The focusing properties of SMZPs have been studied experimentally using the setup schemed in Fig. 4. The studied lens was implemented in the liquid crystal spatial light modulator (SLM) (Holoeye PLUTO, 1920 \(\times \) 1080 pixels, pixel size 8 \(\mu \)m, 8-bit gray-level) operating in phase-only modulation mode. A collimated and linearly polarized beam from an He-Ne Laser (\(\lambda = 633\) nm) illuminates the SLM. The SLM is programmed to show a linear phase grating in the zones with transmittance 1, while the rest of the display shows a constant phase. In this way, white zones are deflected to the first diffractive order of the grating, while black zones are reflected specularly (zero diffractive order). The SLM plane is imaged through a telescopic system (L2 and L3). The SLM is slightly tilted to correct the linear phase, and a pinhole (PH) is positioned at the Fourier plane to eliminate all diffraction orders of the linear phase grating except order +1. The PH also prevents noise from the specular reflection (zero diffractive order) and the pixelated structure of the SLM (higher diffraction orders). In this way, the studied lens transmittance is projected at the pupil plane and its focusing profile can be captured along the axis by a camera sensor mounted on a motorized stage.

We have experimentally characterized a SMZP of order \(n=5\) and a radius \(a = 2.01\) mm. The experimental axial irradiance provided by this ZP is shown in Fig. 5 along with the irradiance obtained numerically for comparison purposes. It can be seen that the SMZP provides four foci whose axial positions are \(z_a=26.47\) cm, \(z_b=18.91\) cm, \(z_c=13.12\) cm and \(z_d=10.91\) cm. The corresponding experimental reduced axial coordinates, \(u=\frac{a^2}{2\lambda z}\), are \(u_a=12.00\), \(u_b=16.80\), \(u_c=24.21\) and \(u_d=29.11\), respectively. As predicted from the theoretical analysis, the location of each of these foci approximates to \(u_a\thickapprox 12=P_4\), \(u_b\thickapprox 17=P_4+P_3\), \(u_c\thickapprox 24=2P_4\), and \(u_d\thickapprox 29=P_5\). The ratio between the positions of the fourth and first foci approximates to the silver ratio \(\phi \thickapprox \frac{u_d}{u_a}=2.426\), while \(\frac{u_b}{u_a}=1.44\thickapprox \sqrt{2}\) and \(\frac{u_b}{u_a}=2.02\thickapprox 2\).

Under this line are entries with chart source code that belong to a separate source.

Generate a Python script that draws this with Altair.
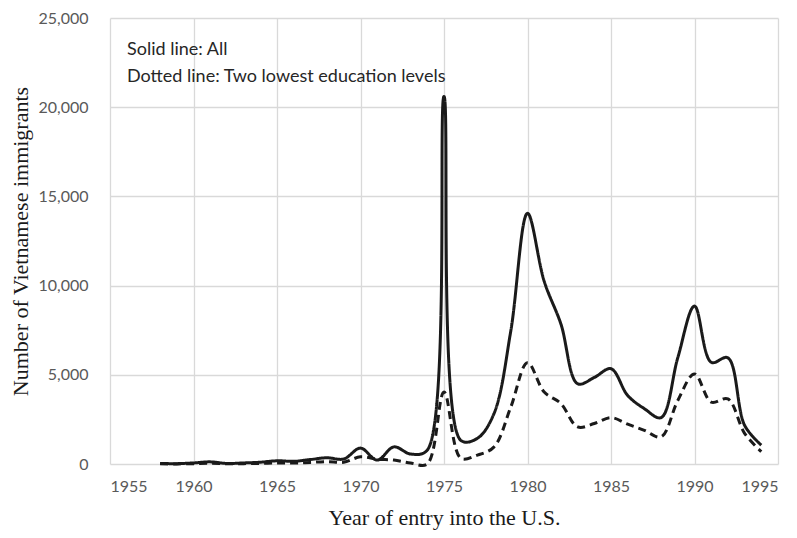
import altair as alt
import pandas as pd

years = list(range(1958, 1995))
all_vals = [30, 20, 60, 120, 30, 60, 100, 180, 150, 250, 350, 280, 890, 220, 960, 560, 780,
            20600, 1330, 1440, 2840, 7460, 14050, 10240, 7850, 4500, 4850, 5340, 3840, 3100,
            2600, 5960, 8850, 5700, 5950, 2170, 1060]
low_vals = [10, 5, 20, 40, 10, 20, 30, 60, 50, 90, 130, 100, 400, 270, 220, 50, 0,
            4030, 330, 500, 960, 3190, 5680, 4030, 3390, 2080, 2270, 2600, 2230, 1890,
            1520, 3560, 5050, 3470, 3650, 1720, 690]
series_names = ["All", "Two lowest education levels"]
x_ticks = [1955, 1960, 1965, 1970, 1975, 1980, 1985, 1990, 1995]
y_ticks = [0, 5000, 10000, 15000, 20000, 25000]
note_lines = ["Solid line: All", "Dotted line: Two lowest education levels"]

df = pd.DataFrame({
    "year": years * 2,
    "value": all_vals + low_vals,
    "series": [series_names[0]] * len(years) + [series_names[1]] * len(years),
})

x = alt.X("year:Q", scale=alt.Scale(domain=[1955, 1995], nice=False),
          axis=alt.Axis(values=x_ticks, format="d", title="Year of entry into the U.S.",
                        titleY=53, titleBaseline="middle", labelPadding=14))
y = alt.Y("value:Q", scale=alt.Scale(domain=[0, 25000], nice=False),
          axis=alt.Axis(values=y_ticks, format=",d", title="Number of Vietnamese immigrants",
                        titleX=-90, titleY=223, titleAngle=-90, titleBaseline="middle",
                        titleAlign="center", labelPadding=22))

lines = alt.Chart(df).mark_line(interpolate="catmull-rom", strokeWidth=3, color="#1a1a1a").encode(
    x=x, y=y,
    strokeDash=alt.StrokeDash("series:N", scale=alt.Scale(domain=series_names, range=[[1, 0], [8, 5]]),
                              legend=None),
    detail="series:N",
)

text = alt.Chart(pd.DataFrame({"k": [0]})).mark_text(
    align="left", baseline="alphabetic", font="Lato", fontSize=18, color="#262626",
    text=note_lines, lineHeight=27,
).encode(
    x=alt.value(17),
    y=alt.value(37),
)

chart = alt.layer(lines, text).properties(
    width=668, height=446,
    autosize=alt.AutoSizeParams(type="none"),
    padding={"left": 102, "top": 10, "right": 11, "bottom": 66},
).configure_axis(
    grid=True, gridColor="#d9d9d9", gridWidth=1.3, domain=False, ticks=False,
    labelFont="Lato", labelFontSize=16, labelColor="#595959",
    titleFont="Liberation Serif", titleFontSize=22, titleFontWeight="normal", titleColor="#1a1a1a",
).configure_view(stroke=None)

chart.save("out.html", embed_options={"renderer": "svg", "actions": False})
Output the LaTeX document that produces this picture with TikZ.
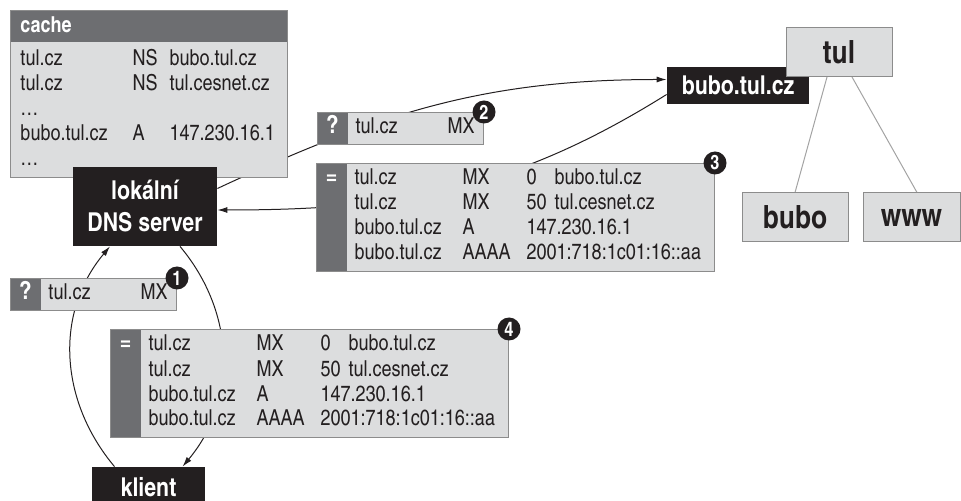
\documentclass[tikz,border=0pt]{standalone}
\usepackage{fontspec}
\setmainfont{texgyreheroscn}[Extension=.otf, UprightFont=*-regular, BoldFont=*-bold]
\usepackage{array}
\usetikzlibrary{arrows.meta,backgrounds}

\definecolor{boxgray}{HTML}{DCDDDE}
\definecolor{stripgray}{HTML}{6D6E71}
\definecolor{edgegray}{HTML}{8C8C8C}
\definecolor{nearblack}{HTML}{231F20}

\newcommand{\sign}[1]{\textcolor{white}{\fontsize{12.5}{12.5}\selectfont\bfseries #1}}
\newcommand{\mxanswer}{%
  \begin{tabular}{@{}wc{15pt}@{\hspace{4pt}}wl{54pt}@{}wl{32pt}@{}wl{14pt}@{}wl{80pt}@{}}
    \sign{=} & tul.cz & MX & 0 & bubo.tul.cz\\
    & tul.cz & MX & 50 & tul.cesnet.cz\\
    & bubo.tul.cz & A & \multicolumn{2}{@{}l@{}}{147.230.16.1}\\
    & bubo.tul.cz & AAAA & \multicolumn{2}{@{}l@{}}{2001:718:1c01:16::aa}
  \end{tabular}}
\newcommand{\mxquery}{%
  \begin{tabular}{@{}wc{15pt}@{\hspace{4pt}}wl{46pt}@{}wl{18pt}@{}}
    \sign{?} & tul.cz & MX
  \end{tabular}}

\tikzset{
  lightbox/.style={anchor=north west, fill=boxgray, draw=edgegray, line width=0.5pt,
    inner xsep=0pt, text=nearblack, font=\fontsize{11}{12.5}\selectfont},
  rec/.style={lightbox, inner ysep=2pt,
    path picture={\fill[stripgray] (path picture bounding box.north west)
      rectangle ([xshift=15pt]path picture bounding box.south west);}},
  query/.style={rec, inner ysep=1.5pt},
  cachebox/.style={lightbox, inner ysep=2.25pt,
    path picture={\fill[stripgray] (path picture bounding box.north west)
      rectangle ([yshift=-16pt]path picture bounding box.north east);}},
  darknode/.style={fill=nearblack, text=white, inner sep=0pt, align=center,
    font=\fontsize{13}{16}\selectfont\bfseries},
  treenode/.style={fill=boxgray, draw=edgegray, line width=0.5pt, text=nearblack,
    inner sep=0pt, minimum height=24.5pt, font=\fontsize{16}{18}\selectfont\bfseries},
  badge/.style={circle, fill=nearblack, text=white, inner sep=0pt, minimum size=11.5pt,
    font=\fontsize{10}{12}\selectfont\bfseries},
  arr/.style={-{Latex[length=5pt,width=3pt]}, line width=0.5pt, nearblack},
  treeline/.style={line width=0.5pt, edgegray!80}
}

\begin{document}
\begin{tikzpicture}[x=0.5pt,y=-0.5pt]
  \useasboundingbox (0,0) rectangle (961,501);

  % cache of the local server
  \node[cachebox] (cache) at (10,10) {%
    \begin{tabular}{@{\hspace{5pt}}wl{56pt}@{}wl{18.5pt}@{}wl{59pt}@{}}
      \multicolumn{3}{@{\hspace{5pt}}l@{}}{\textcolor{white}{\bfseries cache}}\\[4pt]
      tul.cz & NS & bubo.tul.cz\\
      tul.cz & NS & tul.cesnet.cz\\
      …\\
      bubo.tul.cz & A & 147.230.16.1\\
      …
    \end{tabular}};

  % servers and client
  \node[darknode, minimum width=72pt, minimum height=39.5pt] (dns) at (145,206.5) {lokální\\DNS server};
  \node[darknode, minimum width=56.5pt, minimum height=20pt] (klient) at (148.5,487) {klient};
  \node[darknode, minimum width=71pt, minimum height=18.5pt] (ns) at (738,85.5) {bubo.tul.cz};

  % domain tree
  \node[treenode, minimum width=53pt] (tul) at (839,52) {tul};
  \node[treenode, minimum width=53pt] (bubo) at (795,217.5) {bubo};
  \node[treenode, minimum width=48.5pt] (www) at (911.5,217.5) {www};

  % queries and answers
  \node[query] (q1) at (10,278) {\mxquery};
  \node[query] (q2) at (317,112) {\mxquery};
  \node[rec] (r3) at (316,163) {\mxanswer};
  \node[rec] (r4) at (110,329) {\mxanswer};

  \node[badge] (n1) at (q1.north east) {1};
  \node[badge] (n2) at (q2.north east) {2};
  \node[badge] (n3) at (r3.north east) {3};
  \node[badge] (n4) at (r4.north east) {4};

  \begin{scope}[on background layer]
    \draw[arr] ([xshift=-17pt]klient.north) to[out=130,in=230] ([xshift=-17.5pt]dns.south);
    \draw[arr] ([yshift=9pt]dns.east) to[out=25,in=180] ([yshift=3pt]ns.west);
    \draw[arr] ([yshift=-4.5pt]ns.west) to[out=212,in=0] ([yshift=-1.75pt]dns.east);
    \draw[arr] ([xshift=17.5pt]dns.south) to[out=-50,in=50] ([xshift=17pt]klient.north);
    \draw[treeline] ([xshift=-6pt]tul.south) -- (bubo.north);
    \draw[treeline] ([xshift=6.5pt]tul.south) -- ([xshift=2.75pt]www.north);
  \end{scope}
\end{tikzpicture}
\end{document}
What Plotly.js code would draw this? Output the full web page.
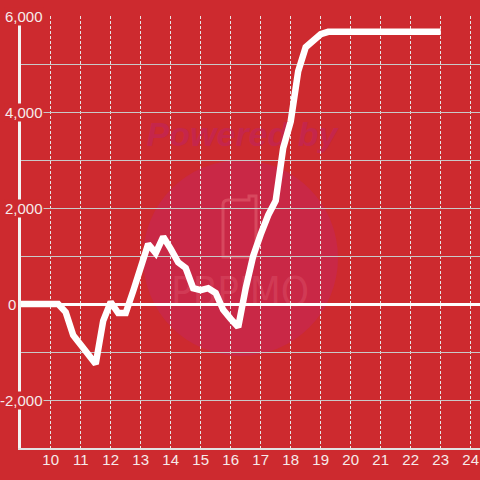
<!DOCTYPE html>
<html><head><meta charset="utf-8">
<script src="https://cdn.plot.ly/plotly-3.0.1.min.js"></script>
<style>html,body{margin:0;padding:0;background:#cd2a2f}</style>
</head><body><div id="chart" style="width:480px;height:480px"></div>
<script>
const hours = [9, 10.25, 10.5, 10.75, 11, 11.25, 11.5, 11.75, 12, 12.25, 12.5, 12.75, 13, 13.25, 13.5, 13.75, 14, 14.25, 14.5, 14.75, 15, 15.25, 15.5, 15.75, 16, 16.25, 16.5, 16.75, 17, 17.25, 17.5, 17.75, 18, 18.25, 18.5, 18.75, 19, 19.25, 23];
const profit = [0, 0, -170, -650, -850, -1080, -1250, -350, 40, -190, -190, 270, 770, 1250, 1060, 1400, 1150, 870, 750, 330, 290, 330, 230, -120, -310, -480, 330, 1000, 1450, 1850, 2150, 3250, 3800, 4850, 5350, 5500, 5620, 5670, 5670];
const xTickVals = [10, 11, 12, 13, 14, 15, 16, 17, 18, 19, 20, 21, 22, 23, 24];
const xTickText = ['10', '11', '12', '13', '14', '15', '16', '17', '18', '19', '20', '21', '22', '23', '24'];
const yLabelVals = [6000, 4000, 2000, 0, -2000];
const yLabelText = ['6,000', '4,000', '2,000', '0', '-2,000'];

const BG = '#cd2a2f';
const L = 21, T = 16, W = 459, H = 432;
const px = v => (v - L) / W;
const py = v => (T + H - v) / H;

const annotations = yLabelVals.map((v, i) => ({
  xref: 'paper', yref: 'y', x: v === 0 ? px(17) : px(44), y: v,
  xanchor: 'right', yanchor: 'middle', showarrow: false,
  text: yLabelText[i], bgcolor: v === 0 ? 'rgba(0,0,0,0)' : BG, borderpad: 0,
  font: {family: 'Liberation Sans, Arial, sans-serif', size: 15, color: '#f6eaea'}
}));

const shapes = [
  {type: 'circle', xref: 'paper', yref: 'paper', x0: px(143), x1: px(338), y0: py(356), y1: py(160),
   fillcolor: '#c92846', line: {width: 0}, layer: 'below'},
  {type: 'rect', xref: 'paper', yref: 'paper', x0: px(142), x1: px(342), y0: py(152), y1: py(110),
   line: {width: 0}, fillcolor: 'rgba(0,0,0,0)', layer: 'below',
   label: {text: 'Powered by', textposition: 'middle center',
     font: {family: 'Liberation Sans, Arial, sans-serif', size: 34, weight: 'bold', style: 'italic', color: '#c5264b'}}},
  {type: 'path', xref: 'paper', yref: 'paper', layer: 'below',
   path: `M ${px(223)},${py(205)} Q ${px(223)},${py(200)} ${px(228)},${py(200)} L ${px(249)},${py(200)} L ${px(249)},${py(196)} L ${px(256)},${py(196)} L ${px(256)},${py(257)} L ${px(223)},${py(257)} Z`,
   line: {color: 'rgba(232,110,125,0.45)', width: 3}, fillcolor: 'rgba(0,0,0,0)'},
  {type: 'rect', xref: 'paper', yref: 'paper', x0: px(168), x1: px(312), y0: py(308), y1: py(270),
   line: {width: 0}, fillcolor: 'rgba(0,0,0,0)', layer: 'below',
   label: {text: 'PBPIMO', textposition: 'middle center',
     font: {family: 'DejaVu Sans Condensed, DejaVu Sans, sans-serif', size: 40, color: 'rgba(225,95,115,0.35)'}}}
];

const trace = {
  x: hours, y: profit, type: 'scatter', mode: 'lines',
  line: {color: '#ffffff', width: 6.5, shape: 'linear'}, hoverinfo: 'none'
};

const layout = {
  width: 480, height: 480,
  margin: {l: L, r: 0, t: T, b: 480 - T - H, pad: 0},
  paper_bgcolor: BG, plot_bgcolor: BG,
  showlegend: false,
  xaxis: {
    range: [9.01, 24.31], tickmode: 'array', tickvals: xTickVals, ticktext: xTickText,
    showgrid: true, gridcolor: '#e6e6e6', griddash: '3px,2px', gridwidth: 1,
    zeroline: false, showline: true, linecolor: '#e2e2e2', linewidth: 2,
    ticks: '', ticklabelstandoff: -3,
    tickfont: {family: 'Liberation Sans, Arial, sans-serif', size: 15, color: '#f6eaea'},
    fixedrange: true
  },
  yaxis: {
    range: [-3000, 6000], dtick: 1000, tick0: 0, showticklabels: false,
    showgrid: true, gridcolor: '#c9c9c9', gridwidth: 1,
    zeroline: true, zerolinecolor: '#ffffff', zerolinewidth: 3,
    showline: true, linecolor: '#f4f4f4', linewidth: 3, ticks: '',
    fixedrange: true
  },
  shapes: shapes,
  annotations: annotations
};

Plotly.newPlot('chart', [trace], layout, {displayModeBar: false, staticPlot: true});
</script>
</body></html>
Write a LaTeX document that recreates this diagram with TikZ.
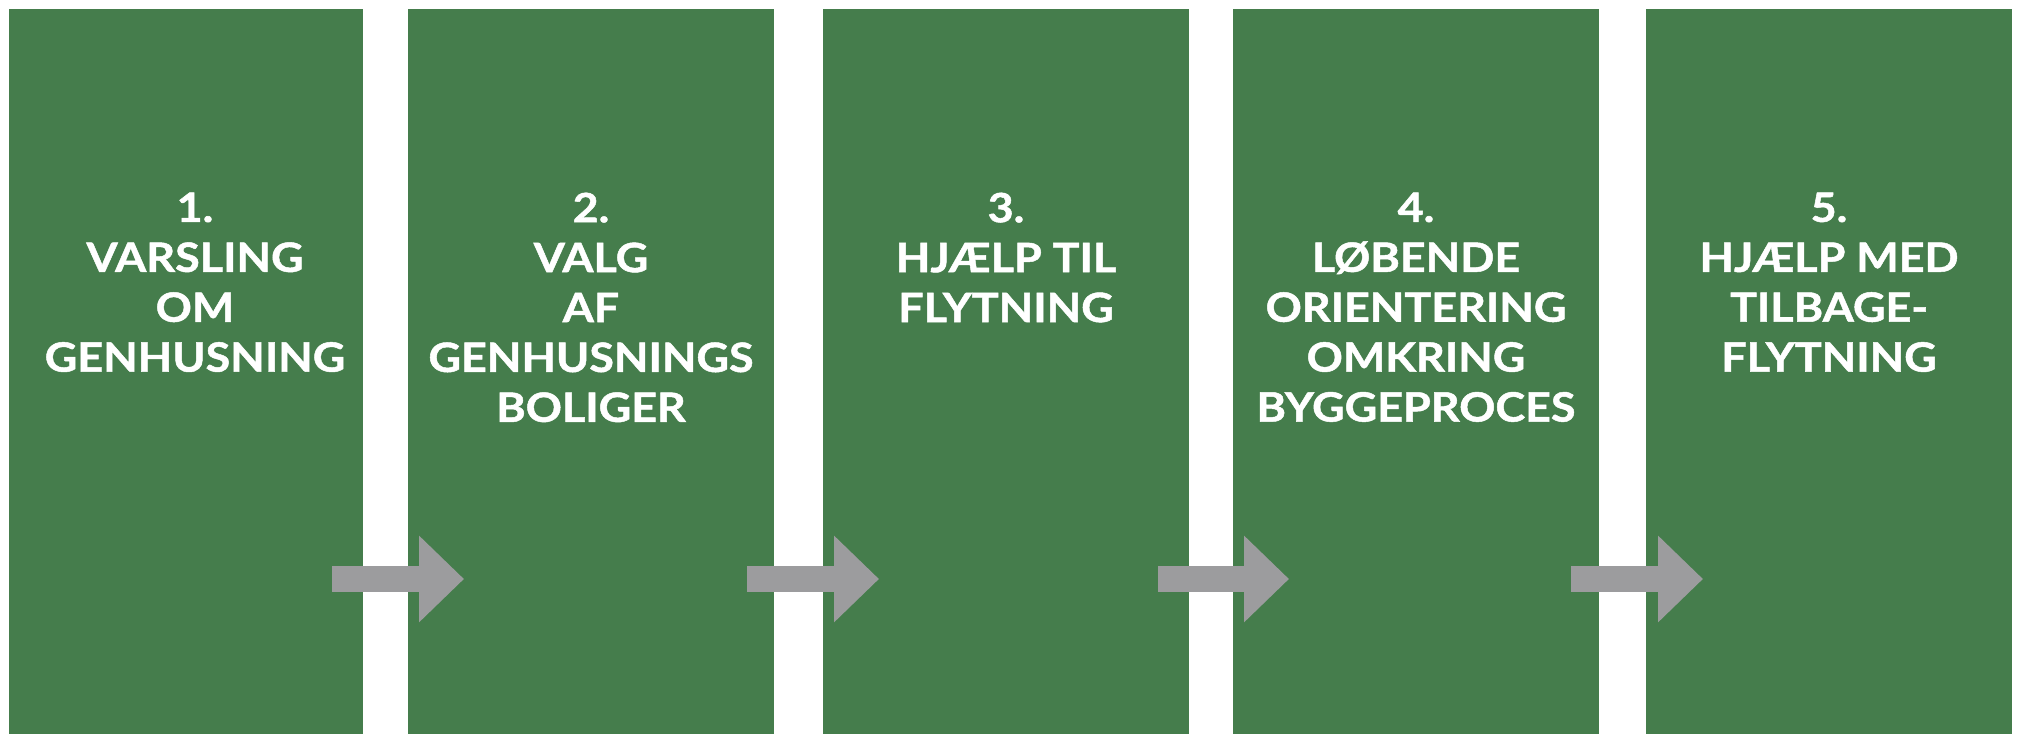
\documentclass[tikz,border=0pt]{standalone}
\usepackage{fontspec}
\setmainfont{Lato}
\newfontfamily\stepfont{Lato}[FakeStretch=1.11,FakeBold=1.2]
\usepackage{tikz}
\usetikzlibrary{arrows.meta,positioning}
\definecolor{stepgreen}{HTML}{457D4C}
\definecolor{flowgrey}{HTML}{9C9C9E}
\tikzset{
  stepbox/.style={fill=stepgreen,draw=none,minimum height=72.5mm,inner sep=0pt,outer sep=0pt},
  widebox/.style={stepbox,minimum width=36.6mm},
  steptext/.style={text=white,align=center,inner sep=0pt,font=\stepfont\bfseries\fontsize{11.5}{14.2}\selectfont},
  flow/.style={-{Triangle[length=4.5mm,width=8.4mm]},line width=2.6mm,draw=flowgrey}
}
\begin{document}
\begin{tikzpicture}
\useasboundingbox (0,0) rectangle (20.2,-7.34);
\node[stepbox,minimum width=35.4mm] (b1) at (1.86,-3.715) {};
\node[widebox,right=4.5mm of b1] (b2) {};
\node[widebox,right=4.9mm of b2] (b3) {};
\node[widebox,right=4.4mm of b3] (b4) {};
\node[widebox,right=4.7mm of b4] (b5) {};
% texts
\node[steptext,below=18.3mm of b1.north,xshift=0.9mm] (t1) {1.\\VARSLING\\OM\\GENHUSNING};
\node[steptext,below=18.3mm of b2.north] (t2) {2.\\VALG\\AF\\GENHUSNINGS\\BOLIGER};
\node[steptext,below=18.3mm of b3.north] (t3) {3.\\HJÆLP TIL\\FLYTNING};
\node[steptext,below=18.3mm of b4.north] (t4) {4.\\LØBENDE\\ORIENTERING\\OMKRING\\BYGGEPROCES};
\node[steptext,below=18.3mm of b5.north] (t5) {5.\\HJÆLP MED\\TILBAGE-\\FLYTNING};
% arrows
\draw[flow] ([xshift=-3.1mm,yshift=-20.75mm]b1.east) -- ([xshift=5.6mm,yshift=-20.75mm]b2.west);
\draw[flow] ([xshift=-2.7mm,yshift=-20.75mm]b2.east) -- ([xshift=5.6mm,yshift=-20.75mm]b3.west);
\draw[flow] ([xshift=-3.1mm,yshift=-20.75mm]b3.east) -- ([xshift=5.6mm,yshift=-20.75mm]b4.west);
\draw[flow] ([xshift=-2.8mm,yshift=-20.75mm]b4.east) -- ([xshift=5.7mm,yshift=-20.75mm]b5.west);
\end{tikzpicture}
\end{document}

To provide a more extensive study of the focusing characteristics of the SMZP, the transversal irradiance distribution in the xz plane was also computed numerically from Eq. (4) using the 2D Fast Fourier Transform method and captured experimentally (Fig. 6). As it can be seen, both results are in full agreement confirming the quadrifocal behavior of the lens as well as the consistent ratios between its focal positions.

4 Conclusions

A zone plate based on the silver mean sequence has been presented in this study. It is shown both theoretically and experimentally that a SMZP produces four foci along the optical axis. It has been demonstrated that these focal lengths are related to the Pell numbers and that the ratio between the fourth and first focus positions approximates the silver ratio. We believe that a diffractive lens based on this aperiodic sequence can have a wide range of applications, such as X-ray microscopy, THz imaging and ophthalmology. In fact, our next step is to design a kinoform-type diffractive structure based on this sequence to achieve an extended depth of focus (EDOF) intraocular lens.